Showroomprive.com
- Type: Public company
- Industry: Online retail
- Founded: 2006
- Founders: Thierry Petit, David Dayan
- Headquarters: La Plaine Saint-Denis, France
- Revenue: ▲€442,8M (2015); +27% vs 2014;
- Number of employees: 885 (2015)
- Website: www.showroomprive.com

= Showroomprive.com =

French e-commerce company

Showroomprive.com is a French e-commerce company that specializes in online flash sales. Founded in 2006, the website offers daily exclusive sales in France and in 8 other European countries. As of 2016, the company has reached more than 26 million members.

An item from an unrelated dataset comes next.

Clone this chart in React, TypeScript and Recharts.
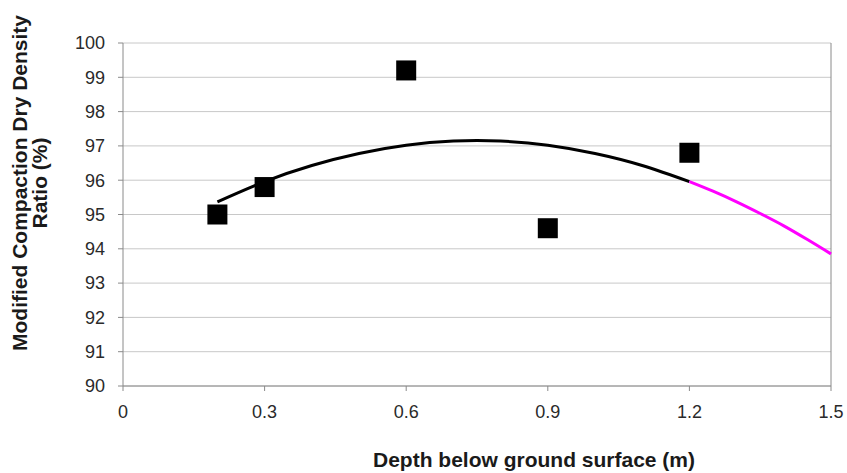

In 2015, the net revenue of Showroomprivé reached €443M, with an average annual growth rate of 28%. The company has a net revenue goal of €750M by 2018.

== History ==

=== Founders ===
Showroomprive.com was launched in France in 2006 by Thierry Petit and David Dayan, two entrepreneurs with two different backgrounds, one in fashion and the other in digital technology.

Thierry Petit graduated in engineering and has worked in business for more than 20 years. Petit created the first price comparator in France, Toobo.com. He is also known to be the Vice President of the France Digitale association.

David Dayan has been working in fashion retail since he was a teenager. He started in his family outlet business and became CEO of France Export before creating Showroomprivé with Thierry Petit.

=== Investment ===
In 2010, the American venture capital firm Accel Partners bought into the capital of Showroomprivé for €37M. On 29 October 2015, the company was listed on the Euronext stock market and rose €256M through its IPO. Its market capitalisation reaches €665M at the end of 2015.

=== International expansion ===
In 2010, the company settled in Spain. The group is now present in Italy (2011), in the UK (2011), in the Netherlands (2012), in Portugal (2013), in Belgium (2013), in Poland (2013) and in Germany (2015).

The international markets represented 15% of the net internet revenues in 2015.

In October 2016, Showroomprivé acquired Saldi Privati, the second actor in online private sales in Italy, for €28M.

== Organisation ==
Showroomprivé now has more than 800 employees in France and abroad:
- La Plaine Saint-Denis
- Saint-Witz
- Roubaix
- Vendée
- Madrid and Barcelona
- Milan
The logistics are managed by Dispeo, Showroomprivé's partner since 2014.